You’ll be needing a good dinner after that!

I’m thinking it’ll rain tomorrow. I’m no thinking she’ll be coming more the night.

I’m no hearing you! Are you no seeing it?

It’s Jessie you’re meaning, is it?

What is it you’re wanting? You’ll no be wanting that any more.

You won’t be breaking that window with your ball, now, will you?

Don’t be waking up the bairn, now!  Don’t you be telling lies!

Another thing I’ve often noticed is the use of “till” where standard English would have a sentence with “so that”: instead of “so that I can see you”, you often hear “till I see you” This is because in Gaelic the little word gus is used for both so that and till/until. English uses “till” for time only, not for purpose.

Come here till I tell you / till I straighten that tie / till get a better look at you!

Take it to the window till you see better.

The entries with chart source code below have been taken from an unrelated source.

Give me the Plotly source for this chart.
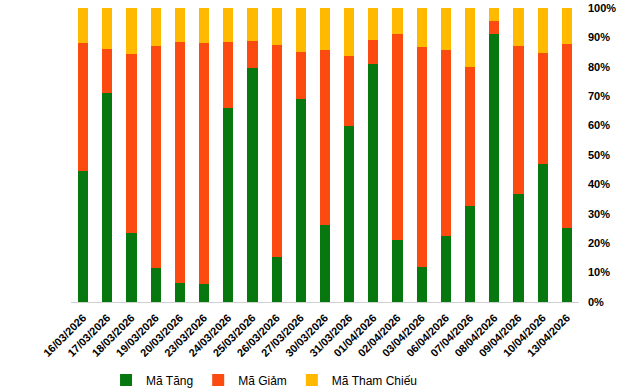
import plotly.graph_objects as go

dates = ["16/03/2026", "17/03/2026", "18/03/2026", "19/03/2026", "20/03/2026", "23/03/2026",
         "24/03/2026", "25/03/2026", "26/03/2026", "27/03/2026", "30/03/2026", "31/03/2026",
         "01/04/2026", "02/04/2026", "03/04/2026", "06/04/2026", "07/04/2026", "08/04/2026",
         "09/04/2026", "10/04/2026", "13/04/2026"]

# cumulative tops (percent)
tang = [44.6, 71.2, 23.6, 11.7, 6.5, 6.1, 66.1, 79.7, 15.4, 69.0, 26.2, 60.0,
        81.1, 21.2, 12.0, 22.6, 32.8, 91.3, 36.8, 47.0, 25.3]
tang_giam = [88.2, 86.1, 84.5, 87.2, 88.5, 88.2, 88.5, 88.9, 87.5, 85.1, 85.8, 83.8,
             89.2, 91.3, 86.8, 85.8, 80.0, 95.7, 87.2, 84.8, 87.9]

giam = [round(b - a, 1) for a, b in zip(tang, tang_giam)]
tham_chieu = [round(100 - b, 1) for b in tang_giam]

names = ["Mã Tăng", "Mã Giảm", "Mã Tham Chiếu"]
colors = ["#06780F", "#FC4B10", "#FFBA00"]

fig = go.Figure()
for name, vals, col in zip(names, [tang, giam, tham_chieu], colors):
    fig.add_trace(go.Bar(x=dates, y=vals, name=name, marker=dict(color=col, line=dict(width=0))))

fig.update_layout(
    barmode="stack",
    bargap=0.58,
    width=640, height=388,
    margin=dict(l=71, r=61, t=8, b=86, autoexpand=False),
    plot_bgcolor="white", paper_bgcolor="white",
    font=dict(family="Liberation Sans, Arial, sans-serif", size=11, color="#000000"),
    showlegend=True,
    legend=dict(orientation="h", x=0.38, xanchor="center", y=-0.265, yanchor="middle",
                font=dict(size=12), itemwidth=30, traceorder="normal"),
    xaxis=dict(tickangle=-45, showgrid=False, showline=True, linecolor="#D0D0D0",
               linewidth=1, ticks="", automargin=False, ticklabelstandoff=4,
               tickfont=dict(size=11, family="Liberation Sans, Arial", weight="bold")),
    yaxis=dict(side="right", range=[0, 100], dtick=10, ticksuffix="%", showgrid=False,
               zeroline=False, showline=False, ticks="", automargin=False,
               ticklabeloverflow="allow", ticklabelstandoff=8,
               tickfont=dict(size=11, family="Liberation Sans, Arial", weight="bold")),
)

fig.write_html("out.html", config={"displayModeBar": False},
               post_script="document.body.style.margin='0';")
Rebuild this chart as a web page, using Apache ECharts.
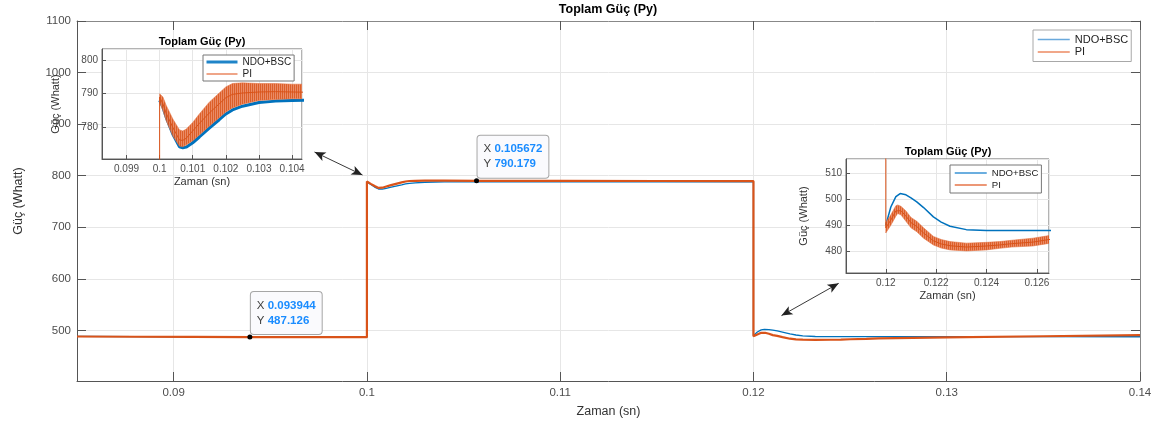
<!DOCTYPE html>
<html><head><meta charset="utf-8">
<script src="https://cdn.jsdelivr.net/npm/echarts@6/dist/echarts.min.js"></script>
<style>html,body{margin:0;padding:0;background:#fff}#c{width:1157px;height:423px}</style>
</head><body><div id="c"></div>
<script>
const FONT = '"Liberation Sans", Arial, Helvetica, sans-serif';
const seriesNames = ['NDO+BSC', 'PI'];
const titleText = 'Toplam Güç (Py)';
const xName = 'Zaman (sn)';
const yName = 'Güç (Whatt)';

// NDO+BSC (blue)
const tBlue = [0.085, 0.088, 0.091, 0.094, 0.097, 0.1,
  0.1, 0.1001, 0.1002, 0.1004, 0.1006, 0.1007, 0.1008, 0.101, 0.1012, 0.1015, 0.1018, 0.102, 0.1022, 0.1025, 0.103, 0.1035, 0.104,
  0.106, 0.11, 0.115, 0.12,
  0.12, 0.1202, 0.1204, 0.12057, 0.1208, 0.121, 0.12123, 0.1215, 0.12189, 0.1222, 0.12255, 0.1232, 0.124, 0.1265,
  0.13, 0.135, 0.14];
const pBlue = [488.4, 488.0, 487.6, 487.2, 487.0, 487.0,
  788, 786, 783, 778, 774.3, 774, 774.2, 775.5, 777.2, 779.8, 782.3, 784, 785.2, 786.3, 787.4, 787.8, 788,
  788.2, 788.2, 788.2, 788.2,
  490, 497, 501, 502.2, 501.7, 500.5, 499, 496.8, 493.2, 491.2, 489.6, 488.3, 488, 488,
  488, 487.9, 487.8];
// index where each step response starts (after the jump at 0.1 s and at 0.12 s)
const blueStep1 = 6, blueStep2 = 27;

// PI (orange) mean line
const tPI = [0.085, 0.088, 0.091, 0.094, 0.097, 0.1,
  0.1, 0.1001, 0.1002, 0.1004, 0.1006, 0.1007, 0.1008, 0.101, 0.1012, 0.1015, 0.1018, 0.102, 0.1022, 0.1025, 0.103, 0.1035, 0.104,
  0.1057, 0.11, 0.115, 0.12,
  0.12, 0.1202, 0.1204, 0.12047, 0.1206, 0.1208, 0.121, 0.12123, 0.1215, 0.12189, 0.1222, 0.12255, 0.1232, 0.124, 0.12452, 0.125, 0.12584, 0.12648,
  0.13, 0.135, 0.14];
const pPI = [488.3, 487.8, 487.4, 487.1, 487.0, 487.0,
  789, 787, 784.2, 780, 776.3, 776.2, 776.8, 779, 781.2, 784.3, 787, 788.8, 789.8, 790.2, 790.5, 790.6, 790.5,
  790.2, 790, 789.8, 789.6,
  489, 492, 495.5, 496.2, 495.6, 493.5, 491, 489.5, 487, 484, 482.8, 482.1, 481.6, 482, 482.4, 482.9, 483.5, 484.5,
  486.5, 488.8, 491];

// PI ripple envelope, zoom 1 (step up at 0.1 s)
const tBand1 = [0.1, 0.1001, 0.1002, 0.1004, 0.1006, 0.1007, 0.1008, 0.101, 0.1012, 0.1015, 0.1018, 0.102, 0.1022, 0.1025, 0.103, 0.1035, 0.104, 0.1043];
const band1Lo = [787.5, 785, 782, 777.5, 774.5, 774.3, 774.8, 776.1, 777.8, 780.4, 782.9, 784.6, 785.8, 786.9, 788, 788.3, 788.5, 788.5];
const band1Hi = [790, 789, 786.5, 782.5, 779.3, 779, 779.5, 781.5, 784, 787.5, 790.2, 792, 793, 793.2, 793, 793, 792.8, 792.8];

// PI ripple envelope, zoom 2 (step down at 0.12 s)
const tBand2 = [0.12, 0.1202, 0.1204, 0.12047, 0.1206, 0.1208, 0.121, 0.12123, 0.1215, 0.12189, 0.1222, 0.12255, 0.1232, 0.124, 0.12452, 0.125, 0.12584, 0.12648];
const band2Lo = [487, 490, 493.5, 494.5, 494, 491.5, 489, 487.5, 485, 482.4, 481.2, 480.5, 480.1, 480.5, 481.1, 481.6, 482, 483];
const band2Hi = [491, 494, 497.5, 497.8, 497.3, 495.5, 493, 491.5, 489, 485.7, 484.5, 483.7, 483.1, 483.4, 483.7, 484.2, 485, 486];

// data tips
const tipX = [0.093944, 0.105672];
const tipY = [487.126, 790.179];

// double-headed arrows [start, end] in data coords
const arrows = [
  [[0.09729, 846], [0.09977, 801.4]],
  [[0.12145, 528.8], [0.12441, 591.3]]
];

// axis ranges
const mainX = [0.085, 0.14], mainY = [402, 1100];
const z1X = [0.09826, 0.1043], z1Y = [770.7, 803.2];
const z2X = [0.11842, 0.12648], z2Y = [471.6, 515.5];

const BLUE = '#0072BD', ORANGE = '#D95319';
const zip = (a, b) => a.map((v, i) => [v, b[i]]);
const numFmt = v => String(+(+v).toFixed(6));

// streaky fill to mimic the dense PWM ripple
const stripe = document.createElement('canvas');
stripe.width = 2; stripe.height = 1;
(function () {
  const g = stripe.getContext('2d');
  g.fillStyle = ORANGE; g.fillRect(0, 0, 1, 1);
  g.fillStyle = '#e8825a'; g.fillRect(1, 0, 1, 1);
})();

function xAxisCfg(grid, r, o) {
  return Object.assign({
    type: 'value', gridIndex: grid, min: r[0], max: r[1], position: 'bottom', z: grid ? 4 : 0,
    axisLine: { show: true, onZero: false, lineStyle: { color: '#555', width: 1 } },
    axisTick: { show: true, inside: true, length: grid ? 4 : 9, lineStyle: { color: '#555' } },
    axisLabel: { show: true, formatter: numFmt, showMinLabel: false, showMaxLabel: grid ? false : true, color: '#4d4d4d', fontSize: grid ? 10 : 11.5, fontFamily: FONT, margin: grid ? 5 : 6 },
    splitLine: { show: true, lineStyle: { color: '#e6e6e6', width: 1 } },
    name: xName, nameLocation: 'middle', nameGap: grid ? 17 : 24, nameMoveOverlap: false,
    nameTextStyle: { fontSize: grid ? 11 : 12.5, color: '#333', fontFamily: FONT }
  }, o || {});
}
function yAxisCfg(grid, r, o) {
  return Object.assign({
    type: 'value', gridIndex: grid, min: r[0], max: r[1], position: 'left', z: grid ? 4 : 0,
    axisLine: { show: true, onZero: false, lineStyle: { color: '#555', width: 1 } },
    axisTick: { show: true, inside: true, length: grid ? 4 : 9, lineStyle: { color: '#555' } },
    axisLabel: { show: true, formatter: numFmt, showMinLabel: false, showMaxLabel: grid ? false : true, color: '#4d4d4d', fontSize: grid ? 10 : 11.5, fontFamily: FONT, margin: grid ? 4 : 6 },
    splitLine: { show: true, lineStyle: { color: '#e6e6e6', width: 1 } },
    name: yName, nameLocation: 'middle', nameRotate: 90, nameGap: grid ? (grid === 1 ? 41 : 36.5) : 52, nameMoveOverlap: false,
    nameTextStyle: { fontSize: grid ? 11 : 12.5, color: '#333', fontFamily: FONT }
  }, o || {});
}

function lineSeries(name, xi, data, color, width, z) {
  return { type: 'line', name, xAxisIndex: xi, yAxisIndex: xi, data, symbol: 'none', showSymbol: false,
    lineStyle: { color, width }, itemStyle: { color }, z, silent: true, animation: false, clip: true };
}
// ripple envelope drawn as a polygon through the axes' own scales
function bandSeries(idx, xi, t, lo, hi) {
  return {
    type: 'custom', name: 'PI band ' + idx, xAxisIndex: xi, yAxisIndex: xi, clip: true, z: 6, silent: true,
    data: t.map((v, i) => [v, lo[i], hi[i]]),
    encode: { x: 0, y: [1, 2] },
    renderItem: (params, api) => {
      if (params.dataIndex !== 0) return null;
      const pts = [];
      for (let i = 0; i < t.length; i++) pts.push(api.coord([t[i], hi[i]]));
      for (let i = t.length - 1; i >= 0; i--) pts.push(api.coord([t[i], lo[i]]));
      return { type: 'polygon', shape: { points: pts },
        style: { fill: { image: stripe, repeat: 'repeat' }, opacity: 0.93, stroke: '#e2703f', lineWidth: 0.6 } };
    }
  };
}

const mainPI = lineSeries(seriesNames[1], 0, zip(tPI, pPI), ORANGE, 2.2, 2);
mainPI.markPoint = {
  symbol: 'circle', symbolSize: 5, itemStyle: { color: '#000' }, silent: true,
  label: {
    show: true, position: [3.5, -42.5], align: 'left', verticalAlign: 'top',
    backgroundColor: '#fafafd', borderColor: '#a6a6a6', borderWidth: 1, borderRadius: 3, padding: [6, 6, 6, 6],
    rich: {
      k: { color: '#404040', fontSize: 11.5, fontFamily: FONT, lineHeight: 15 },
      v: { color: '#1a8cff', fontSize: 11.5, fontWeight: 'bold', fontFamily: FONT, lineHeight: 15 }
    }
  },
  data: tipX.map((x, i) => ({
    coord: [x, tipY[i]], value: tipY[i],
    label: { formatter: '{k|X }{v|' + x + '}\n{k|Y }{v|' + tipY[i] + '}' }
  }))
};
mainPI.markLine = {
  silent: true, symbol: ['arrow', 'arrow'], symbolSize: [7, 11], precision: 6,
  lineStyle: { color: '#222', width: 0.9, type: 'solid' }, itemStyle: { color: '#111' },
  label: { show: false }, emphasis: { disabled: true },
  data: arrows.map(a => [{ coord: a[0] }, { coord: a[1] }])
};

const legendBase = (o) => Object.assign({
  orient: 'vertical', selectedMode: false, z: 12, backgroundColor: '#fff', borderWidth: 1,
  itemStyle: { opacity: 0 }, textStyle: { color: '#222', fontFamily: FONT }
}, o);
const legItem = (i, w, c) => ({ name: seriesNames[i], lineStyle: { color: c, width: w, opacity: 1 } });

const blueAll = zip(tBlue, pBlue);
const option = {
  animation: false,
  backgroundColor: '#fff',
  title: [
    { text: titleText, left: 608, top: 3, textAlign: 'center', textVerticalAlign: 'top', padding: 0, z: 12,
      textStyle: { fontSize: 12.5, fontWeight: 'bold', color: '#000', fontFamily: FONT } },
    { text: titleText, left: 202, top: 36, textAlign: 'center', textVerticalAlign: 'top', padding: 0, z: 12,
      textStyle: { fontSize: 11, fontWeight: 'bold', color: '#000', fontFamily: FONT } },
    { text: titleText, left: 948, top: 146, textAlign: 'center', textVerticalAlign: 'top', padding: 0, z: 12,
      textStyle: { fontSize: 11, fontWeight: 'bold', color: '#000', fontFamily: FONT } }
  ],
  grid: [
    { left: 77, top: 21, width: 1063, height: 360, outerBoundsMode: 'none', containLabel: false },
    { left: 102, top: 49, width: 200, height: 110, show: true, backgroundColor: '#fff', borderColor: '#666', borderWidth: 1, z: 3, outerBoundsMode: 'none', containLabel: false },
    { left: 846, top: 159, width: 203, height: 114, show: true, backgroundColor: '#fff', borderColor: '#666', borderWidth: 1, z: 3, outerBoundsMode: 'none', containLabel: false }
  ],
  legend: [
    legendBase({ left: 1033, top: 30, padding: [4, 3, 4, 4], itemWidth: 32, itemHeight: 11, itemGap: 1.5, borderColor: '#a8a8a8',
      textStyle: { fontSize: 11, color: '#222', fontFamily: FONT },
      data: [legItem(0, 1.5, '#6aa9dc'), legItem(1, 1.5, '#ec8a62')] }),
    legendBase({ left: 203, top: 55, padding: [2, 3, 2, 2], itemWidth: 31, itemHeight: 11, itemGap: 2, borderColor: '#777',
      textStyle: { fontSize: 10, color: '#222', fontFamily: FONT },
      data: [legItem(0, 3, '#1f84c8'), legItem(1, 1.3, '#e67448')] }),
    legendBase({ left: 950, top: 165, padding: [3, 3, 3, 4], itemWidth: 32, itemHeight: 10, itemGap: 2, borderColor: '#777',
      textStyle: { fontSize: 9.6, color: '#222', fontFamily: FONT },
      data: [legItem(0, 1.5, '#3a93d4'), legItem(1, 1.3, '#e67448')] })
  ],
  xAxis: [
    xAxisCfg(0, mainX),
    xAxisCfg(0, mainX, { position: 'top', name: '', axisLabel: { show: false }, splitLine: { show: false },
      axisLine: { show: true, onZero: false, lineStyle: { color: '#888' } } }),
    xAxisCfg(1, z1X, { splitNumber: 5 }),
    xAxisCfg(2, z2X, { splitNumber: 4 })
  ],
  yAxis: [
    yAxisCfg(0, mainY),
    yAxisCfg(0, mainY, { position: 'right', name: '', axisLabel: { show: false }, splitLine: { show: false },
      axisLine: { show: true, onZero: false, lineStyle: { color: '#888' } } }),
    yAxisCfg(1, z1Y, { splitNumber: 3 }),
    yAxisCfg(2, z2Y, { splitNumber: 4 })
  ],
  series: [
    lineSeries(seriesNames[0], 0, blueAll, BLUE, 1.3, 2),
    mainPI,
    lineSeries(seriesNames[0], 2, blueAll.slice(blueStep1, blueStep2), BLUE, 3, 5),
    bandSeries(1, 2, tBand1, band1Lo, band1Hi),
    lineSeries(seriesNames[1], 2, zip(tPI, pPI), ORANGE, 1, 7),
    lineSeries(seriesNames[0], 3, blueAll.slice(blueStep2), BLUE, 1.5, 5),
    bandSeries(2, 3, tBand2, band2Lo, band2Hi),
    lineSeries(seriesNames[1], 3, zip(tPI, pPI), ORANGE, 1, 7)
  ]
};
const chart = echarts.init(document.getElementById('c'), null, { renderer: 'canvas' });
chart.setOption(option);
</script>
</body></html>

The word “since” also gets used in the Gaelic way. In English, it’s normal to use “since” with a fixed point in time: “We’ve been doing that since Monday, since 1950, since the bridge was built.” If we want to say how long we’ve been doing it, i.e. a period of time, we use “for”: for ages, for 10 years, for a week etc. The Gaelic word for “since”, o chionn, can be used for both of these, leading to “since” being used for both in Seaboard English.

I’ve been here since 6 o’ clock / since hours!

They’ve been saying they’ll mend that road since years!

I’ve known him since ages / since we were at school.

And one more of these for today.  You’ve probably heard and quite possibly said “No nor me!” when you say that you also wouldn’t do something, e.g.

I can’t stand that so-and-so! No nor me!

I won’t be going back there! No nor me!

Standard English would be “Neither can I / Neither will I”. That handy wee expression “No nor me!” is a direct translation of the Gaelic “Chan eil no mise”.

Do keep an ear open for more examples of any of these, and also anything else that catches your attention, and let me know. I hope you’re all listening out for all the Seaboard specialities we’ve already looked at! And even better, actively using them. Let’s keep our local linguistic colour!